■ **Exercise task**:
Return the records that follow unaltered. Omit every picture.

■ **Data lines**:
<<<<
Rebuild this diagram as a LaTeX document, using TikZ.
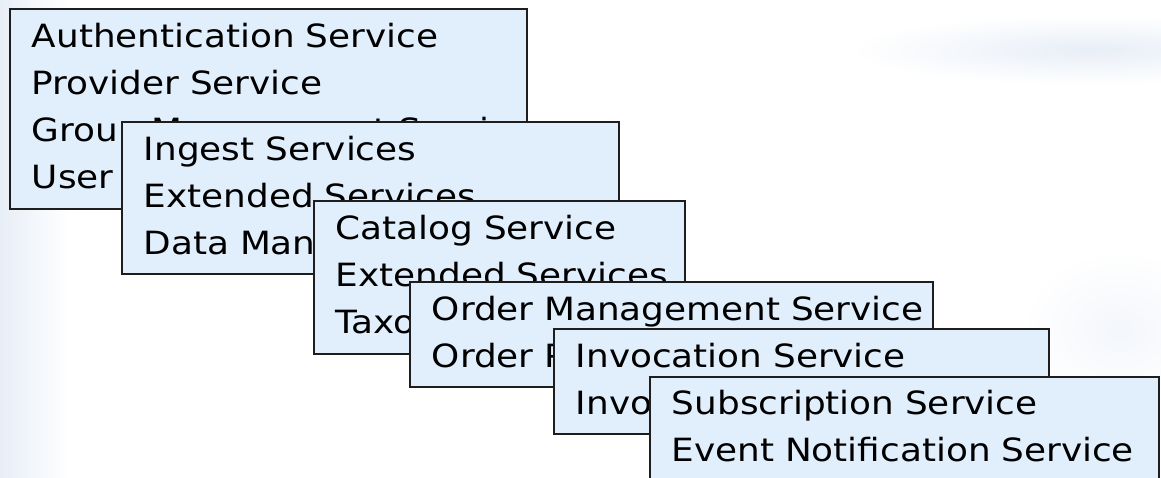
\documentclass[tikz,border=0pt]{standalone}
\usepackage{fontspec}
\setmainfont{DejaVu Sans}[FakeStretch=1.12]
\usetikzlibrary{positioning}
\definecolor{BoxFill}{HTML}{E1EEFC}
\definecolor{BoxLine}{HTML}{1E1E1E}
\definecolor{Haze}{HTML}{E8EEF7}
\newcommand{\svc}[1]{\mbox{\strut #1}}

\begin{document}
\begin{tikzpicture}[x=1pt, y=-1pt,
  svcbox/.style={draw=BoxLine, fill=BoxFill, line width=1.6pt, anchor=north west,
    align=left, inner xsep=22pt, inner ysep=0pt, font=\fontsize{32}{47}\selectfont}]
  \useasboundingbox (0,0) rectangle (1161,478);
  % faint slide background
  \shade[left color=Haze, right color=white] (0,0) rectangle (70,478);
  \shade[inner color=Haze, outer color=white] (1090,50) ellipse [x radius=240pt, y radius=35pt];
  \shade[inner color=Haze!50, outer color=white] (1120,330) ellipse [x radius=100pt, y radius=80pt];

  % stacked service groups, back to front
  \node[svcbox, text width=473pt, minimum height=200pt] (auth) at (9,8)
    {\svc{Authentication Service}\\\svc{Provider Service}\\\svc{Group Management Service}\\\svc{User Management Service}};
  \node[svcbox, text width=453pt, minimum height=152pt] (ingest) at (121,121)
    {\svc{Ingest Services}\\\svc{Extended Services}\\\svc{Data Management Service}};
  \node[svcbox, text width=327pt, minimum height=153pt] (catalog) at (313,200)
    {\svc{Catalog Service}\\\svc{Extended Services}\\\svc{Taxonomy Service}};
  \node[svcbox, text width=479pt, minimum height=105pt] (order) at (409,281)
    {\svc{Order Management Service}\\\svc{Order Processing Service}};
  \node[svcbox, text width=451pt, minimum height=105pt] (invoke) at (553,328)
    {\svc{Invocation Service}\\\svc{Invocation Management Service}};
  \node[svcbox, text width=465pt, minimum height=104pt] (notify) at (649,376)
    {\svc{Subscription Service}\\\svc{Event Notification Service}};
\end{tikzpicture}
\end{document}
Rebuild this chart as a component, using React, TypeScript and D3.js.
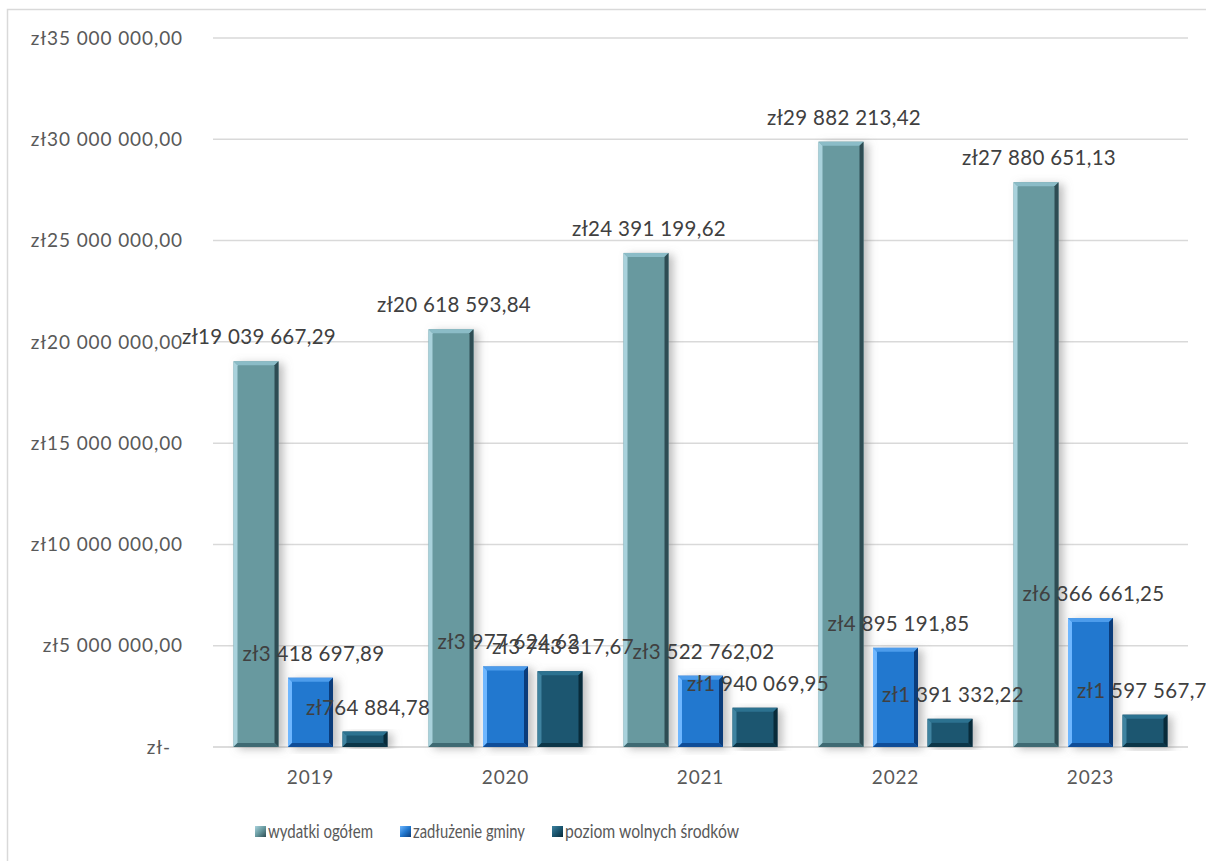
>>>>
■ **Answer**:
Rebuild this diagram as a LaTeX document, using TikZ.
\documentclass[tikz,border=0pt]{standalone}
\usepackage{fontspec}
\setmainfont{DejaVu Sans}[FakeStretch=1.12]
\usetikzlibrary{positioning}
\definecolor{BoxFill}{HTML}{E1EEFC}
\definecolor{BoxLine}{HTML}{1E1E1E}
\definecolor{Haze}{HTML}{E8EEF7}
\newcommand{\svc}[1]{\mbox{\strut #1}}

\begin{document}
\begin{tikzpicture}[x=1pt, y=-1pt,
  svcbox/.style={draw=BoxLine, fill=BoxFill, line width=1.6pt, anchor=north west,
    align=left, inner xsep=22pt, inner ysep=0pt, font=\fontsize{32}{47}\selectfont}]
  \useasboundingbox (0,0) rectangle (1161,478);
  % faint slide background
  \shade[left color=Haze, right color=white] (0,0) rectangle (70,478);
  \shade[inner color=Haze, outer color=white] (1090,50) ellipse [x radius=240pt, y radius=35pt];
  \shade[inner color=Haze!50, outer color=white] (1120,330) ellipse [x radius=100pt, y radius=80pt];

  % stacked service groups, back to front
  \node[svcbox, text width=473pt, minimum height=200pt] (auth) at (9,8)
    {\svc{Authentication Service}\\\svc{Provider Service}\\\svc{Group Management Service}\\\svc{User Management Service}};
  \node[svcbox, text width=453pt, minimum height=152pt] (ingest) at (121,121)
    {\svc{Ingest Services}\\\svc{Extended Services}\\\svc{Data Management Service}};
  \node[svcbox, text width=327pt, minimum height=153pt] (catalog) at (313,200)
    {\svc{Catalog Service}\\\svc{Extended Services}\\\svc{Taxonomy Service}};
  \node[svcbox, text width=479pt, minimum height=105pt] (order) at (409,281)
    {\svc{Order Management Service}\\\svc{Order Processing Service}};
  \node[svcbox, text width=451pt, minimum height=105pt] (invoke) at (553,328)
    {\svc{Invocation Service}\\\svc{Invocation Management Service}};
  \node[svcbox, text width=465pt, minimum height=104pt] (notify) at (649,376)
    {\svc{Subscription Service}\\\svc{Event Notification Service}};
\end{tikzpicture}
\end{document}
Rebuild this chart as a component, using React, TypeScript and D3.js.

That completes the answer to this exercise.